All households in Kintyre and Arran were reconnected to network supply by close of play on Thursday 28th March, with SSE engineers using wooden poles to bypass the collapsed towers – which totalled ten between Inveraray in Mid Argyll and Carradale in Kintyre.
There is now time to sit back and absorb the scale of the operation SSE mustered and grew to respond to the week long emergency.
This was nothing less than a military exercise, with 20,000 households without power at the worst of it; with 450 engineers, linesmen, switchers and supervisors brought in from all over the UK mainland to do the field work; and with something like 100 support staff working on logistics, co-ordination and resourcing.
All these staff had to be accommodated, fed, moved and kept supplied with all of the equipment, transports and materials they needed.
SSE chartered no fewer than six helicopters to overfly this expansive area for sheer speed of network fault finding when road access was impossible. These aircraft also flew in the heavy replacement poles and offered assistance, where possible, to farmers in getting food to trapped livestock.
The company chartered CalMac’s Islay Ferry, the MV Hebridean Isles, for two successive days, seeing it make two passages south from Kennacraig, round the Mull of Kintyre and up into Campbeltown Loch, delivering generators, vehicles, mobile catering units and staff [and some supermarket food trucks] direct to the harbour. One of the CalMac inshore ferries out of Tarbert was also taken temporarily out of normal service and made supply runs to Arran.
The company says that it has recorded two British mainland firsts in the course of its response to this situation:
- the extent both of the damage and the consequent repairs to the steel transmission towers ‘has been unprecedented on the GB transmission network’.

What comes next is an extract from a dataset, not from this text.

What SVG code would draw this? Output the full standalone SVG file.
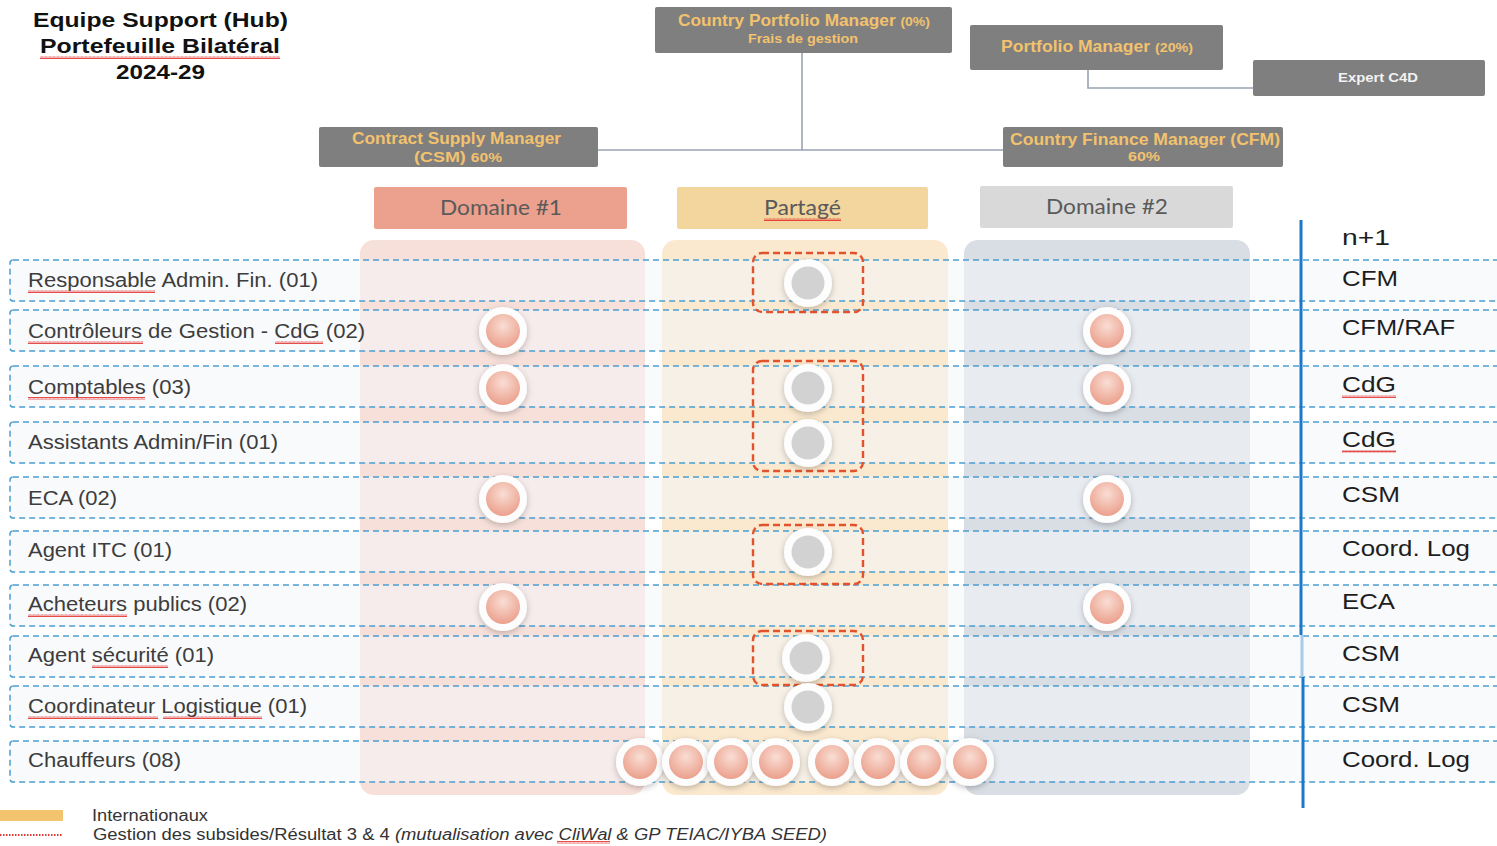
<svg xmlns="http://www.w3.org/2000/svg" width="1497" height="846" viewBox="0 0 1497 846">
  <defs>
    <style>
      .title{font-family:"Liberation Sans",Arial,sans-serif;font-weight:bold;font-size:21px;fill:#111}
      .box{fill:#7f7f7f}
      .btxt{font-family:"Liberation Sans",Arial,sans-serif;font-weight:bold;fill:#f2c26e}
      .conn{stroke:#9ca2b6;stroke-width:1.6;fill:none}
      .hdr{font-family:Lato,"Open Sans",sans-serif;font-size:21px;fill:#5a5a5a}
      .row{fill:#f4f6f9;fill-opacity:0.55;stroke:#4b9fd1;stroke-width:1.5;stroke-dasharray:6 4}
      .lbl{font-family:"Liberation Sans",Arial,sans-serif;font-size:20px;fill:#3d3d3d}
      .rlbl{font-family:"Liberation Sans",Arial,sans-serif;font-size:22px;fill:#1e1e1e}
      .grp{fill:none;stroke:#e2522c;stroke-width:2.4;stroke-dasharray:7 4}
      .ring{fill:#fdfdfd}
      .pk{fill:url(#pinkG)}
      .gy{fill:#d2d2d2}
      .sq{fill:url(#squig)}
      .leg{font-family:"Liberation Sans",Arial,sans-serif;font-size:16px;fill:#333}
    </style>
    <radialGradient id="pinkG" cx="0.5" cy="0.35" r="0.65">
      <stop offset="0" stop-color="#f9ddd4"/>
      <stop offset="1" stop-color="#eba08c"/>
    </radialGradient>
    <filter id="shadow" x="-40%" y="-40%" width="180%" height="180%">
      <feDropShadow dx="0" dy="2" stdDeviation="3" flood-color="#000" flood-opacity="0.25"/>
    </filter>
    <pattern id="squig" width="4" height="3" patternUnits="userSpaceOnUse">
      <path d="M0 2.5 L1 0.5 L2 2.5 L3 0.5 L4 2.5" stroke="#e02020" stroke-width="0.8" fill="none"/>
    </pattern>
    <g id="pinkDot">
      <circle r="24" class="ring" filter="url(#shadow)"/>
      <circle r="17" class="pk"/>
    </g>
    <g id="grayDot">
      <circle r="24" class="ring" filter="url(#shadow)"/>
      <circle r="16.5" class="gy"/>
    </g>
  </defs>

  <rect width="1497" height="846" fill="#ffffff"/>

  <!-- title -->
  <g id="title">
    <text class="title" x="33" y="27" textLength="255" lengthAdjust="spacingAndGlyphs">Equipe Support (Hub)</text>
    <text class="title" x="40" y="53" textLength="240" lengthAdjust="spacingAndGlyphs">Portefeuille Bilatéral</text>
    <text class="title" x="116" y="79" textLength="89" lengthAdjust="spacingAndGlyphs">2024-29</text>
    <rect class="sq" x="40" y="56" width="240" height="3"/>
  </g>

  <!-- org chart connectors -->
  <g id="connectors">
    <path class="conn" d="M802 53 V150 M598 150 H1003"/>
    <path class="conn" d="M1088 70 V88 H1253"/>
  </g>

  <!-- org chart boxes -->
  <g id="cpm">
    <rect class="box" x="655" y="7" width="297" height="46" rx="2"/>
    <text class="btxt" x="678" y="26" font-size="16" textLength="252" lengthAdjust="spacingAndGlyphs">Country Portfolio Manager <tspan font-size="13">(0%)</tspan></text>
    <text class="btxt" x="748" y="43" font-size="13" textLength="110" lengthAdjust="spacingAndGlyphs">Frais de gestion</text>
  </g>
  <g id="pm">
    <rect class="box" x="970" y="25" width="253" height="45" rx="2"/>
    <text class="btxt" x="1001" y="52" font-size="16" textLength="192" lengthAdjust="spacingAndGlyphs">Portfolio Manager <tspan font-size="13">(20%)</tspan></text>
  </g>
  <g id="c4d">
    <rect class="box" x="1253" y="60" width="232" height="36" rx="2"/>
    <text class="btxt" x="1338" y="82" font-size="13" style="fill:#f2f2f2" textLength="80" lengthAdjust="spacingAndGlyphs">Expert C4D</text>
  </g>
  <g id="csm">
    <rect class="box" x="319" y="127" width="279" height="40" rx="2"/>
    <text class="btxt" x="352" y="144" font-size="16" textLength="209" lengthAdjust="spacingAndGlyphs">Contract Supply Manager</text>
    <text class="btxt" x="414" y="162" font-size="15" textLength="88" lengthAdjust="spacingAndGlyphs">(CSM) <tspan font-size="13">60%</tspan></text>
  </g>
  <g id="cfm">
    <rect class="box" x="1003" y="127" width="280" height="40" rx="2"/>
    <text class="btxt" x="1010" y="145" font-size="16" textLength="270" lengthAdjust="spacingAndGlyphs">Country Finance Manager (CFM)</text>
    <text class="btxt" x="1128" y="161" font-size="13" textLength="32" lengthAdjust="spacingAndGlyphs">60%</text>
  </g>

  <!-- column panels -->
  <g id="columns">
    <rect x="360" y="240" width="285" height="555" rx="14" fill="#f8e0da"/>
    <rect x="662" y="240" width="286" height="555" rx="14" fill="#fbe9cf"/>
    <rect x="964" y="240" width="286" height="555" rx="14" fill="#d9dde4"/>
  </g>

  <!-- column headers -->
  <g id="hdr-d1">
    <rect x="374" y="187" width="253" height="42" rx="2" fill="#eba18e"/>
    <text class="hdr" x="440" y="215" textLength="122" lengthAdjust="spacingAndGlyphs">Domaine #1</text>
  </g>
  <g id="hdr-shared">
    <rect x="677" y="187" width="251" height="42" rx="2" fill="#f3d59e"/>
    <text class="hdr" x="764" y="215" textLength="77" lengthAdjust="spacingAndGlyphs">Partagé</text>
    <rect class="sq" x="764" y="218" width="77" height="3"/>
  </g>
  <g id="hdr-d2">
    <rect x="980" y="186" width="253" height="42" rx="2" fill="#d9d9d9"/>
    <text class="hdr" x="1046" y="214" textLength="122" lengthAdjust="spacingAndGlyphs">Domaine #2</text>
  </g>

  <!-- role rows -->
  <g id="rows">
    <rect class="row" x="10" y="260" width="1500" height="41" rx="3"/>
    <rect class="row" x="10" y="310" width="1500" height="41" rx="3"/>
    <rect class="row" x="10" y="366" width="1500" height="41" rx="3"/>
    <rect class="row" x="10" y="422" width="1500" height="41" rx="3"/>
    <rect class="row" x="10" y="477" width="1500" height="41" rx="3"/>
    <rect class="row" x="10" y="531" width="1500" height="41" rx="3"/>
    <rect class="row" x="10" y="585" width="1500" height="41" rx="3"/>
    <rect class="row" x="10" y="636" width="1500" height="41" rx="3"/>
    <rect class="row" x="10" y="686" width="1500" height="41" rx="3"/>
    <rect class="row" x="10" y="741" width="1500" height="41" rx="3"/>
  </g>

  <!-- row labels -->
  <g id="labels">
    <text class="lbl" x="28" y="287" textLength="290" lengthAdjust="spacingAndGlyphs">Responsable Admin. Fin. (01)</text>
    <text class="lbl" x="28" y="338" textLength="337" lengthAdjust="spacingAndGlyphs">Contrôleurs de Gestion - CdG (02)</text>
    <text class="lbl" x="28" y="394" textLength="163" lengthAdjust="spacingAndGlyphs">Comptables (03)</text>
    <text class="lbl" x="28" y="449" textLength="250" lengthAdjust="spacingAndGlyphs">Assistants Admin/Fin (01)</text>
    <text class="lbl" x="28" y="505" textLength="89" lengthAdjust="spacingAndGlyphs">ECA (02)</text>
    <text class="lbl" x="28" y="557" textLength="144" lengthAdjust="spacingAndGlyphs">Agent ITC (01)</text>
    <text class="lbl" x="28" y="611" textLength="219" lengthAdjust="spacingAndGlyphs">Acheteurs publics (02)</text>
    <text class="lbl" x="28" y="662" textLength="186" lengthAdjust="spacingAndGlyphs">Agent sécurité (01)</text>
    <text class="lbl" x="28" y="713" textLength="279" lengthAdjust="spacingAndGlyphs">Coordinateur Logistique (01)</text>
    <text class="lbl" x="28" y="767" textLength="153" lengthAdjust="spacingAndGlyphs">Chauffeurs (08)</text>
    <rect class="sq" x="28" y="290" width="127" height="3"/>
    <rect class="sq" x="28" y="341" width="115" height="3"/>
    <rect class="sq" x="275" y="341" width="48" height="3"/>
    <rect class="sq" x="28" y="397" width="117" height="3"/>
    <rect class="sq" x="28" y="614" width="99" height="3"/>
    <rect class="sq" x="92" y="665" width="76" height="3"/>
    <rect class="sq" x="28" y="716" width="130" height="3"/>
    <rect class="sq" x="163" y="716" width="99" height="3"/>
  </g>

  <!-- n+1 column -->
  <g id="n1">
    <path d="M1301 220 V635" stroke="#1c79c9" stroke-width="3"/>
    <path d="M1302 635 V677" stroke="#a9cbe8" stroke-width="3"/>
    <path d="M1303 677 V808" stroke="#1c79c9" stroke-width="3"/>
    <text class="rlbl" x="1342" y="245" textLength="48" lengthAdjust="spacingAndGlyphs">n+1</text>
    <text class="rlbl" x="1342" y="286" textLength="56" lengthAdjust="spacingAndGlyphs">CFM</text>
    <text class="rlbl" x="1342" y="335" textLength="113" lengthAdjust="spacingAndGlyphs">CFM/RAF</text>
    <text class="rlbl" x="1342" y="392" textLength="54" lengthAdjust="spacingAndGlyphs">CdG</text>
    <text class="rlbl" x="1342" y="447" textLength="54" lengthAdjust="spacingAndGlyphs">CdG</text>
    <text class="rlbl" x="1342" y="502" textLength="58" lengthAdjust="spacingAndGlyphs">CSM</text>
    <text class="rlbl" x="1342" y="556" textLength="128" lengthAdjust="spacingAndGlyphs">Coord. Log</text>
    <text class="rlbl" x="1342" y="609" textLength="53" lengthAdjust="spacingAndGlyphs">ECA</text>
    <text class="rlbl" x="1342" y="661" textLength="58" lengthAdjust="spacingAndGlyphs">CSM</text>
    <text class="rlbl" x="1342" y="712" textLength="58" lengthAdjust="spacingAndGlyphs">CSM</text>
    <text class="rlbl" x="1342" y="767" textLength="128" lengthAdjust="spacingAndGlyphs">Coord. Log</text>
    <rect class="sq" x="1342" y="395" width="54" height="3"/>
    <rect class="sq" x="1342" y="450" width="54" height="3"/>
  </g>

  <!-- shared-role groupings -->
  <g id="groupings">
    <rect class="grp" x="753" y="253" width="110" height="59" rx="9"/>
    <rect class="grp" x="753" y="361" width="110" height="110" rx="9"/>
    <rect class="grp" x="753" y="525" width="110" height="59" rx="9"/>
    <rect class="grp" x="753" y="631" width="110" height="54" rx="9"/>
  </g>

  <!-- assignment markers -->
  <g id="markers">
    <use href="#pinkDot" x="503" y="331"/>
    <use href="#pinkDot" x="503" y="388"/>
    <use href="#pinkDot" x="503" y="499"/>
    <use href="#pinkDot" x="503" y="607"/>
    <use href="#pinkDot" x="1107" y="331"/>
    <use href="#pinkDot" x="1107" y="388"/>
    <use href="#pinkDot" x="1107" y="499"/>
    <use href="#pinkDot" x="1107" y="607"/>
    <use href="#grayDot" x="808" y="283"/>
    <use href="#grayDot" x="808" y="388"/>
    <use href="#grayDot" x="808" y="443"/>
    <use href="#grayDot" x="808" y="552"/>
    <use href="#grayDot" x="806" y="658"/>
    <use href="#grayDot" x="808" y="707"/>
    <use href="#pinkDot" x="640" y="762"/>
    <use href="#pinkDot" x="686" y="762"/>
    <use href="#pinkDot" x="731" y="762"/>
    <use href="#pinkDot" x="776" y="762"/>
    <use href="#pinkDot" x="832" y="762"/>
    <use href="#pinkDot" x="878" y="762"/>
    <use href="#pinkDot" x="924" y="762"/>
    <use href="#pinkDot" x="970" y="762"/>
  </g>

  <!-- legend -->
  <g id="legend">
    <rect x="0" y="810" width="63" height="11" fill="#f2c46e"/>
    <path d="M0 835 H62" stroke="#e03a3a" stroke-width="2" stroke-dasharray="1.5 1.5"/>
    <text class="leg" x="92" y="821" textLength="116" lengthAdjust="spacingAndGlyphs">Internationaux</text>
    <text class="leg" x="93" y="840" textLength="734" lengthAdjust="spacingAndGlyphs">Gestion des subsides/Résultat 3 &amp; 4 <tspan font-style="italic">(mutualisation avec CliWal &amp; GP TEIAC/IYBA SEED)</tspan></text>
    <rect class="sq" x="557" y="841" width="53" height="3"/>
  </g>
</svg>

- no other mobilisation of generator power has been done at this scale before, ‘connecting the equivalent of two small power stations’.
The logistics involved included:
- the supply of 350 wood poles and 50 pole mounted transformers which had to be replaced;
- the serving of 15,000 home-made hot meals and over 30,000 hot drinks.
All of this took place in conditions which, until they improved with site access possible on 26th March, saw engineers contending with blizzards and snow drifts of up to 3m deep.
Throughout the entire operation, not one single member of SSE staff was injured – which says a lot about the safety standards obtaining.
Then, with this necessarily being a multi-agency operation, there was all of the liason and cooordination between the partners in the incident response. These included the emergency services of Police, Fire and Rescue; the NHS; Mountain Rescue teams; Coastguard Rescue teams; the Red Cross; Transport Scotland; and the Scottish Government.
Now, of course, SSE have to rebuild part of the network.
They say that they also ‘will be proactively contacting customers about compensation’ and will be ‘organising roadshows to listen and respond to customer feedback’.
The response from affected communities in Kintyre and on Arran to SSE’s work has been universally warm – and that can reliably be read as a general ‘thank you’ to all of the agencies involved. They will have been ready for the Easter break – except that there are SSE engineers still on standby duty in Kintyre and Arran as a safeguard for the holiday experience for both visitors and residents.
There are lessons to be learned in setting up now both processes and database information:
- to enshrine which agency takes immediate overall charge of coordinating such an incident; and to make sure that that agency is prepared and schooled in what it has to do;
- to enable a more methodical contacting of the variously vulnerable next time – where it was a makeshift operation at the start this time;
- to establish just why locally generated wind power appeared to have no contribution to make; and to remedy that situation. This is likely to be a UK-wide issue with a UKwide solution.